Il s’agit d’un mouvement, qui, dans sa dimension littéraire, est centré sur des protagonistes noirs ou afro-descendants qui cherchent à s’affranchir de leur condition d’individus oppressés. Au sein de l’intrigue, le passé colonial, le contexte actuel post-colonial et le futur sont interchangeables et se mêlent dans le but de générer une nouvelle temporalité dans laquelle le personnage noir s’émancipe.
Pallier le manque de représentativité des cultures noires et afro-descendantes au sein de l’art en général, construire des modèles manquants en « rééquilibrant » l’offre artistique, discuter de l’injustice, de la moralité, de la condition humaine … c’est ce qu’ambitionne le mouvement afrofuturiste. Originellement pensé à destination d’un public noir, l’afrofuturisme interroge l’universalité des rapports humains et s’inscrit dans une actualité brûlante. Les questions de l’identité, de l’appropriation culturelle ou de la créolité dans le cadre de l’afrofuturisme caribéen alimentent ce mouvement en perpétuelle évolution.
Parmi les auteurs d’afrofuturisme, nous retiendrons notamment Nnedi Okorafor, Sofia Samatar, Ketty Steward et, évidemment, Michael Roch.
Dans la cité des Congrès ce 1er novembre, la foule est dense, les files d’attente sont partout. Un succès indéniable et qui fait plaisir à voir, avec pourtant son revers : difficile d’accéder aux séances de cinéma ou d’aller écouter une rencontre sans avoir anticipé.

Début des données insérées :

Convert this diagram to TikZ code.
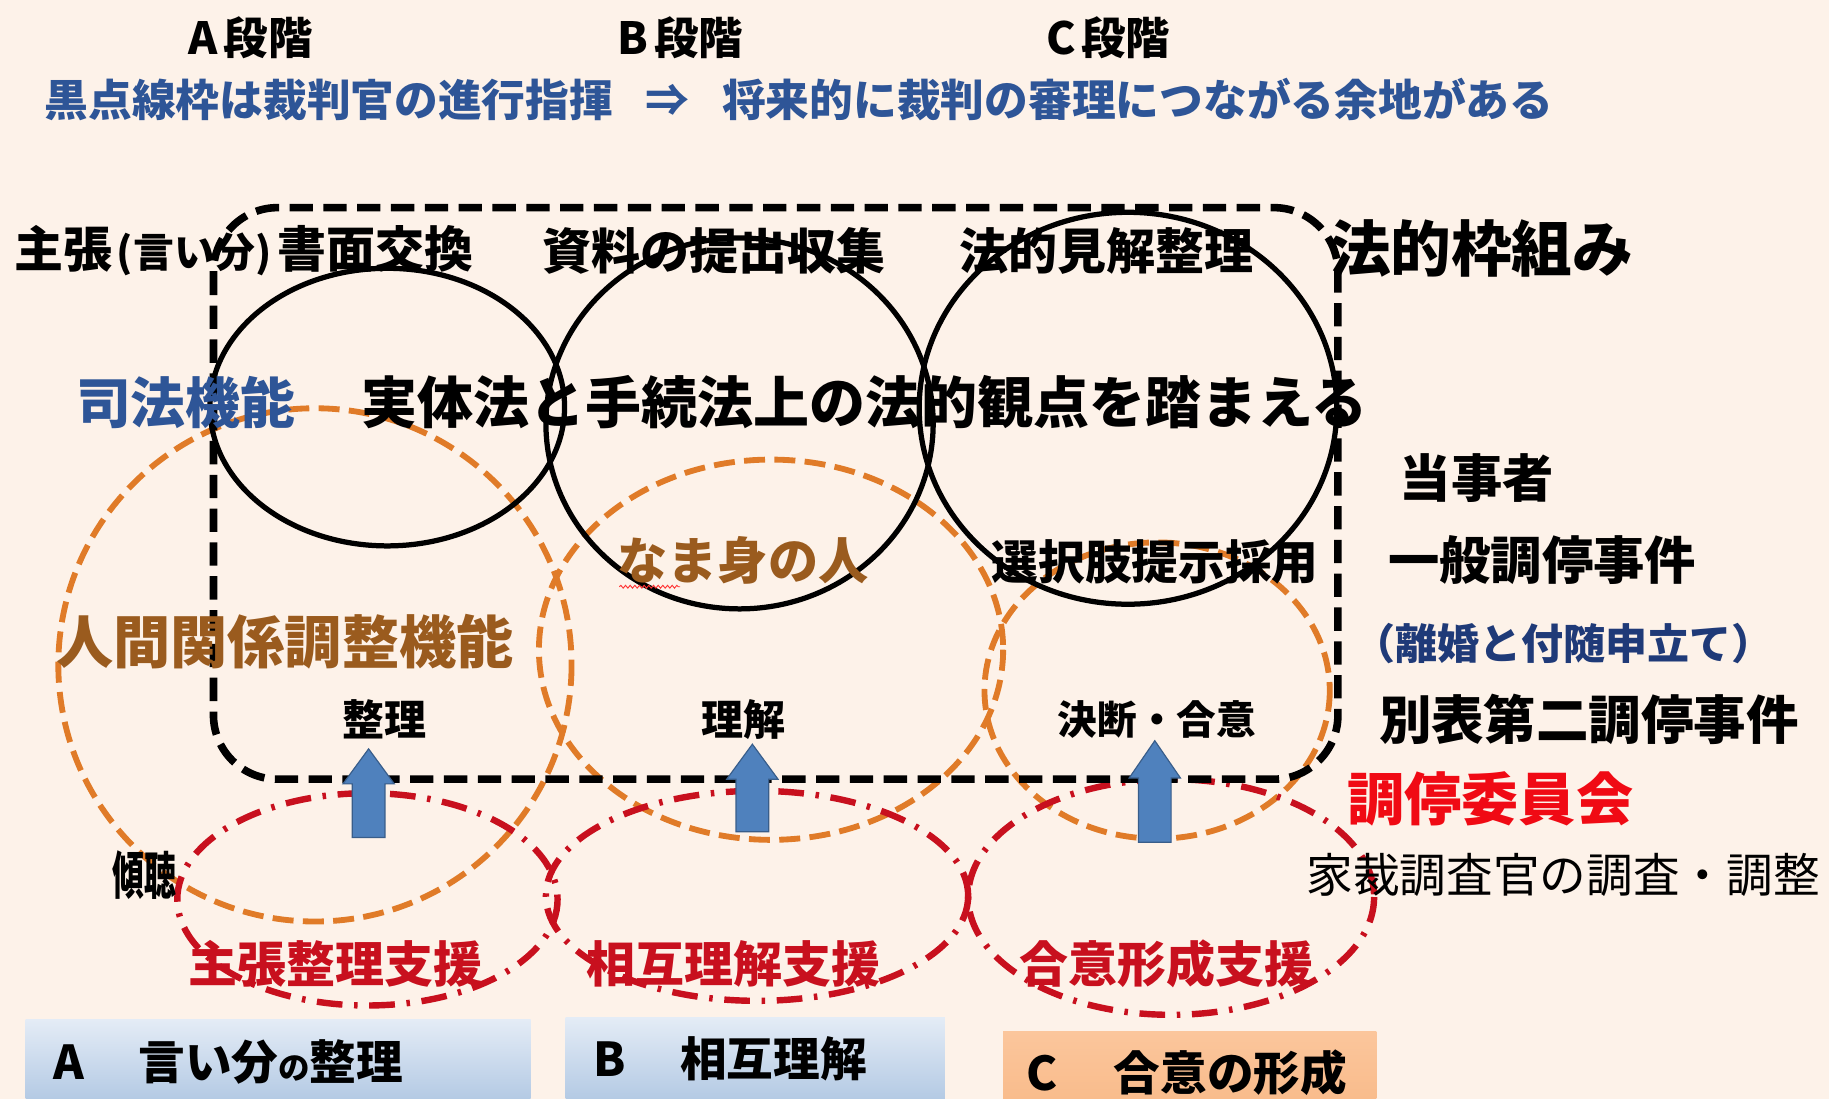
\documentclass[tikz,border=0pt]{standalone}
\usepackage{fontspec}
\setmainfont{Noto Sans CJK JP}
\usetikzlibrary{decorations.pathmorphing}
\definecolor{bgc}{HTML}{FDF2E9}
\definecolor{bluec}{HTML}{2E5597}
\definecolor{navyc}{HTML}{1F3A78}
\definecolor{brownc}{HTML}{9A5B1E}
\definecolor{orangec}{HTML}{E07B28}
\definecolor{redc}{HTML}{C8101E}
\definecolor{brightred}{HTML}{F00A14}
\definecolor{arrowc}{HTML}{4F81BD}
\definecolor{arrowl}{HTML}{385D8A}
\definecolor{boxbt}{HTML}{E4ECF6}
\definecolor{boxbb}{HTML}{B4CAE4}
\definecolor{boxot}{HTML}{FBC69C}
\definecolor{boxob}{HTML}{F9BC8C}
\newcommand\fsz[1]{\fontsize{#1}{#1}\selectfont}
\begin{document}
\begin{tikzpicture}[x=1pt,y=-1pt,
  every node/.style={inner sep=0pt, font=\bfseries},
  lw/.style={anchor=west},
  legalbox/.style={draw=black, line width=6.5, dash pattern=on 20 off 9, rounded corners=55},
  blkring/.style={draw=black, line width=4.5},
  orring/.style={draw=orangec, line width=5, dash pattern=on 18 off 8},
  redring/.style={draw=redc, line width=5.5, dash pattern=on 22 off 10 on 3 off 10},
  uparrow/.style={fill=arrowc, draw=arrowl, line width=1}]
\fill[bgc] (0,0) rectangle (1568,942);
\useasboundingbox (0,0) rectangle (1568,942);

% orange dashed circles
\draw[orring] (270,570) ellipse [x radius=220, y radius=220];
\draw[orring] (661,557) ellipse [x radius=199, y radius=163];
\draw[orring] (992,592) ellipse [x radius=148, y radius=127];

% black circles
\draw[blkring] (332,349) ellipse [x radius=152, y radius=119];
\draw[blkring] (634,363) ellipse [x radius=166, y radius=159];
\draw[blkring] (967,350) ellipse [x radius=179, y radius=168];

% red dash-dot ellipses
\draw[redring] (315,771) ellipse [x radius=163, y radius=91];
\draw[redring] (649,768) ellipse [x radius=181, y radius=90];
\draw[redring] (1004,769) ellipse [x radius=174, y radius=101];

% legal framework box
\draw[legalbox] (183,178) rectangle (1147,668);

% blue up arrows
\draw[uparrow] (316,642) -- (338,672) -- (330,672) -- (330,718) -- (302,718) -- (302,672) -- (294,672) -- cycle;
\draw[uparrow] (645,638) -- (667,668) -- (659,668) -- (659,713) -- (631,713) -- (631,668) -- (623,668) -- cycle;
\draw[uparrow] (990,635) -- (1012,667) -- (1004,667) -- (1004,722) -- (976,722) -- (976,667) -- (968,667) -- cycle;

% bottom boxes
\shade[top color=boxbt, bottom color=boxbb] (22,874) rectangle (455,942);
\shade[top color=boxbt, bottom color=boxbb] (485,872) rectangle (810,942);
\shade[top color=boxot, bottom color=boxob] (860,884) rectangle (1180,942);
\node[lw] (boxa) at (46,910) {\fsz{40}A\hspace{46pt}言い分{\fsz{27}の}整理};
\node[lw] (boxb) at (509,908) {\fsz{40}B\hspace{46pt}相互理解};
\node[lw] (boxc) at (880,920) {\fsz{40}C\hspace{48pt}合意の形成};

% stage headers
\node (ta) at (215,32) {\fsz{38}A\hspace{5pt}段階};
\node (tb) at (583,32) {\fsz{38}B\hspace{5pt}段階};
\node (tc) at (950,32) {\fsz{38}C\hspace{5pt}段階};
\node[lw, text=bluec] (note) at (38,85) {\fsz{37.5}黒点線枠は裁判官の進行指揮\hspace{28pt}⇒\hspace{28pt}将来的に裁判の審理につながる余地がある};

% row labels
\node[lw] (s1) at (12,215) {\fsz{42}主張\hspace{4pt}{\fsz{35}(言い分)}\hspace{5pt}書面交換};
\node[lw] (s2) at (465,215) {\fsz{42}資料の提出収集};
\node[lw] (s3) at (822,215) {\fsz{42}法的見解整理};
\node[lw] (s4) at (1140,213) {\fsz{52}法的枠組み};

\node[lw, text=bluec] (jf) at (65,345) {\fsz{47}司法機能};
\node[lw] (mainl) at (310,345) {\fsz{48}実体法と手続法上の法的観点を踏まえる};

\node[lw] (party) at (1200,410) {\fsz{44}当事者};
\node[lw] (gen) at (1190,480) {\fsz{44}一般調停事件};
\node[lw, text=navyc] (div) at (1160,552) {\fsz{36}（離婚と付随申立て）};
\node[lw] (sep) at (1182,617) {\fsz{45}別表第二調停事件};
\node[lw, text=brightred] (cmt) at (1155,685) {\fsz{49}調停委員会};
\node[lw, font=\mdseries] (inv) at (1120,750) {\fsz{40}家裁調査官の調査・調整};

\node[lw, text=brownc] (hr) at (48,550) {\fsz{49}人間関係調整機能};
\node[text=brownc] (nm) at (637,480) {\fsz{43}なま身の人};
\draw[red!80, line width=0.8, decorate, decoration={snake, amplitude=1.2, segment length=4}] (531,503) -- (583,503);
\node[lw] (opt) at (850,482) {\fsz{40}選択肢提示採用};

\node (k1) at (330,617) {\fsz{36}整理};
\node (k2) at (637,617) {\fsz{36}理解};
\node (k3) at (992,617) {\fsz{34}決断・合意};

\node (lis) at (124,750) {\scalebox{0.62}[1]{\fsz{44}傾聴}};
\node[text=redc] (sp1) at (288,826) {\fsz{42}主張整理支援};
\node[text=redc] (sp2) at (629,826) {\fsz{42}相互理解支援};
\node[text=redc] (sp3) at (1000,826) {\fsz{42}合意形成支援};
\end{tikzpicture}
\end{document}
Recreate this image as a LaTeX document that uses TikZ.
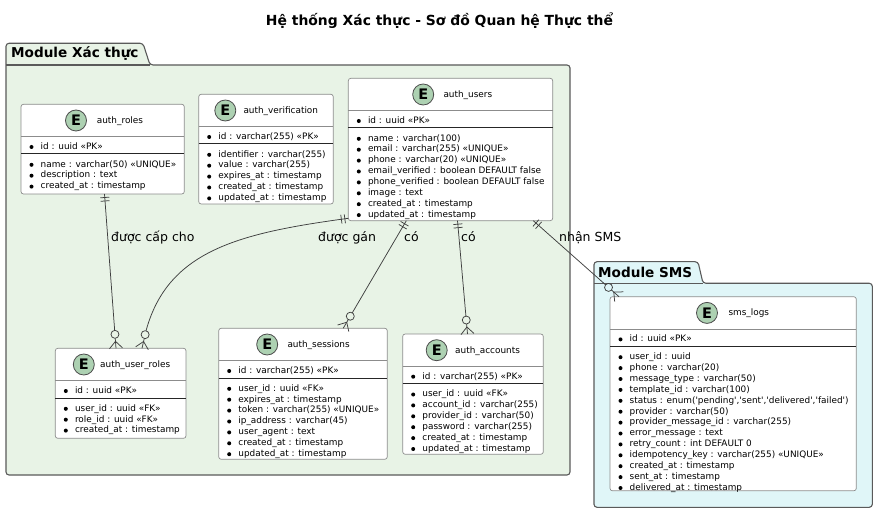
\documentclass[tikz,border=0pt]{standalone}
\usepackage{fontspec}
\setmainfont{DejaVu Sans}[Ligatures=TeXOff]
\usetikzlibrary{calc}
\definecolor{authbg}{HTML}{E8F3E6}
\definecolor{smsbg}{HTML}{E0F6F8}
\definecolor{pkgborder}{HTML}{5A5A5A}
\definecolor{entborder}{HTML}{8C8C8C}
\definecolor{spot}{HTML}{ADD1B2}
\definecolor{connc}{HTML}{3F3F3F}
\newcommand\fieldfont{\fontsize{8.9}{10}\selectfont}
\tikzset{
  pkgline/.style={draw=pkgborder, line width=1.1pt, rounded corners=3pt},
  ebox/.style={draw=entborder, fill=white, line width=0.7pt, rounded corners=2.5pt, inner sep=0pt, outer sep=0pt, rectangle},
  thinsep/.style={draw=entborder, line width=0.7pt},
  thicksep/.style={draw=black!85, line width=1pt},
  spotc/.style={circle, draw=black!70, fill=spot, line width=0.8pt, minimum size=21pt, inner sep=0pt, font=\fontsize{14.5}{15}\bfseries\selectfont},
  etitle/.style={anchor=base west, inner sep=0pt, font=\fieldfont},
  ftext/.style={anchor=base west, inner sep=0pt, font=\fieldfont},
  conn/.style={draw=connc, line width=0.75pt},
  rlabel/.style={anchor=base west, inner sep=0pt, font=\fontsize{12.5}{13}\selectfont},
  pkglabel/.style={anchor=base west, inner sep=0pt, font=\fontsize{13.6}{14}\bfseries\selectfont},
}
\newcommand\entity[5]{%
  \node[ebox, minimum width=#4pt, minimum height=#5pt, anchor=north west] (#1) at (#2,#3) {};
  \draw[thinsep] ($(#1.north west)+(0,32.2)$) -- ($(#1.north east)+(0,32.2)$);
  \draw[thicksep] ($(#1.north west)+(0,49.7)$) -- ($(#1.north east)+(0,49.7)$);
}
\newcommand\enthead[4]{%
  \node[spotc] (#1-spot) at ($(#1.north west)+(#2,16.2)$) {E};
  \node[etitle] (#1-title) at ($(#1.north west)+(#3,19.2)$) {#4};
}
\newcommand\entfields[3]{%
  \fill ($(#1.north west)+(10.5,42.7)$) circle[radius=2pt];
  \node[ftext] (#1-id) at ($(#1.north west)+(19.5,45)$) {#2};
  \foreach \f [count=\i] in {#3} {
    \pgfmathsetmacro\yy{59.5+(\i-1)*10.9}
    \fill ($(#1.north west)+(10.5,\yy+1)$) circle[radius=2pt];
    \node[ftext] (#1-f\i) at ($(#1.north west)+(19.5,\yy+3.3)$) {\f};
  }
}
\newcommand\bars[2]{%
  \coordinate (bA) at ($(#1)!3.5pt!(#2)$);
  \coordinate (bB) at ($(#1)!7pt!(#2)$);
  \draw[conn] ($(bA)!4.5pt!90:(#2)$) -- ($(bA)!4.5pt!-90:(#2)$);
  \draw[conn] ($(bB)!4.5pt!90:(#2)$) -- ($(bB)!4.5pt!-90:(#2)$);
}
\newcommand\crow[2]{%
  \draw[conn] ($(#1)!6.5pt!90:(#2)$) -- ($(#1)!7pt!(#2)$) -- ($(#1)!6.5pt!-90:(#2)$);
  \draw[conn] (#1) -- ($(#1)!10pt!(#2)$);
  \draw[conn] ($(#1)!14pt!(#2)$) circle[radius=4pt];
}
\begin{document}
\begin{tikzpicture}[x=1pt, y=-1pt]
\useasboundingbox (0,0) rectangle (886,521);
\fill[white] (0,0) rectangle (886,521);
% title
\node[anchor=base, inner sep=0pt, font=\fontsize{13.9}{14}\bfseries\selectfont] (title) at (439.5,25.7) {Hệ thống Xác thực - Sơ đồ Quan hệ Thực thể};
% packages
\draw[pkgline, fill=authbg] (6,65) -- (6,43.3) -- (143,43.3) -- (150,65) -- (570,65) -- (570,475) -- (6,475) -- cycle;
\draw[pkgline] (6,65) -- (150,65);
\node[pkglabel] (pkgA) at (11,57.3) {Module Xác thực};
\draw[pkgline, fill=smsbg] (594,283.3) -- (594,261.7) -- (698,261.7) -- (703,283.3) -- (872.3,283.3) -- (872.3,507.3) -- (594,507.3) -- cycle;
\draw[pkgline] (594,283.3) -- (703,283.3);
\node[pkglabel] (pkgB) at (598,277.7) {Module SMS};
% entities
\entity{roles}{21}{104.3}{163.3}{89.7}
\enthead{roles}{55}{75.7}{auth\_roles}
\entfields{roles}{id : uuid «PK»}{{name : varchar(50) «UNIQUE»},{description : text},{created\_at : timestamp}}

\entity{verif}{198.7}{94.3}{134.6}{109.7}
\enthead{verif}{26.6}{44.6}{auth\_verification}
\entfields{verif}{id : varchar(255) «PK»}{{identifier : varchar(255)},{value : varchar(255)},{expires\_at : timestamp},{created\_at : timestamp},{updated\_at : timestamp}}

\entity{users}{348.3}{78.3}{204.4}{142.4}
\enthead{users}{74.9}{95}{auth\_users}
\entfields{users}{id : uuid «PK»}{{name : varchar(100)},{email : varchar(255) «UNIQUE»},{phone : varchar(20) «UNIQUE»},{email\_verified : boolean DEFAULT false},{phone\_verified : boolean DEFAULT false},{image : text},{created\_at : timestamp},{updated\_at : timestamp}}

\entity{uroles}{55.3}{348.3}{130.7}{90}
\enthead{uroles}{28.5}{44.7}{auth\_user\_roles}
\entfields{uroles}{id : uuid «PK»}{{user\_id : uuid «FK»},{role\_id : uuid «FK»},{created\_at : timestamp}}

\entity{sessions}{218.7}{328.3}{168.6}{131}
\enthead{sessions}{48.5}{68.6}{auth\_sessions}
\entfields{sessions}{id : varchar(255) «PK»}{{user\_id : uuid «FK»},{expires\_at : timestamp},{token : varchar(255) «UNIQUE»},{ip\_address : varchar(45)},{user\_agent : text},{created\_at : timestamp},{updated\_at : timestamp}}

\entity{accounts}{402.7}{334}{140.6}{120.3}
\enthead{accounts}{34}{52.3}{auth\_accounts}
\entfields{accounts}{id : varchar(255) «PK»}{{user\_id : uuid «FK»},{account\_id : varchar(255)},{provider\_id : varchar(50)},{password : varchar(255)},{created\_at : timestamp},{updated\_at : timestamp}}

\entity{sms}{610}{296.7}{246.3}{194.1}
\enthead{sms}{97}{118.3}{sms\_logs}
\entfields{sms}{id : uuid «PK»}{{user\_id : uuid},{phone : varchar(20)},{message\_type : varchar(50)},{template\_id : varchar(100)},{status : enum('pending','sent','delivered','failed')},{provider : varchar(50)},{provider\_message\_id : varchar(255)},{error\_message : text},{retry\_count : int DEFAULT 0},{idempotency\_key : varchar(255) «UNIQUE»},{created\_at : timestamp},{sent\_at : timestamp},{delivered\_at : timestamp}}

% connectors
\coordinate (s1) at ($(roles.south west)+(83.5,0)$);
\coordinate (e1) at ($(uroles.north west)+(60.7,0)$);
\draw[conn] (s1) -- ($(e1)!18pt!(s1)$);
\bars{s1}{e1}
\crow{e1}{s1}

\coordinate (s2) at ($(users.south west)+(0,-2.4)$);
\coordinate (e2) at ($(uroles.north west)+(86.7,0)$);
\coordinate (d2) at ($(e2)+(3,-13)$);
\coordinate (c2a) at (240,233);
\coordinate (c2b) at (168,250);
\draw[conn] (s2) .. controls (c2a) and (c2b) .. ($(e2)!18pt!(d2)$);
\bars{s2}{c2a}
\crow{e2}{d2}

\coordinate (s3) at ($(users.south west)+(58,0)$);
\coordinate (e3) at ($(sessions.north west)+(124.5,0)$);
\draw[conn] (s3) -- ($(e3)!18pt!(s3)$);
\bars{s3}{e3}
\crow{e3}{s3}

\coordinate (s4) at ($(users.south west)+(109.2,0)$);
\coordinate (e4) at ($(accounts.north west)+(64.8,0)$);
\draw[conn] (s4) -- ($(e4)!18pt!(s4)$);
\bars{s4}{e4}
\crow{e4}{s4}

\coordinate (s5) at ($(users.south west)+(185,0)$);
\coordinate (e5) at ($(sms.north west)+(9,0)$);
\draw[conn] (s5) -- ($(e5)!18pt!(s5)$);
\bars{s5}{e5}
\crow{e5}{s5}

% labels
\node[rlabel] (l1) at (111,241.5) {được cấp cho};
\node[rlabel] (l2) at (318,241.5) {được gán};
\node[rlabel] (l3) at (404,241.5) {có};
\node[rlabel] (l4) at (461,241.5) {có};
\node[rlabel] (l5) at (559,241.5) {nhận SMS};
\end{tikzpicture}
\end{document}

Ce vendredi est aussi le jour de la remise du Prix Julia Verlanger, décerné à Tade Thompson pour Les meurtres de Molly Southborne (Le Bélial, traduit par Jean-Daniel Brèque). L’auteur britannique, retenu par son activité professionnel, a dû annuler au dernier moment sa venue aux Utopiales. Il a donc manqué le traditionnel bisou.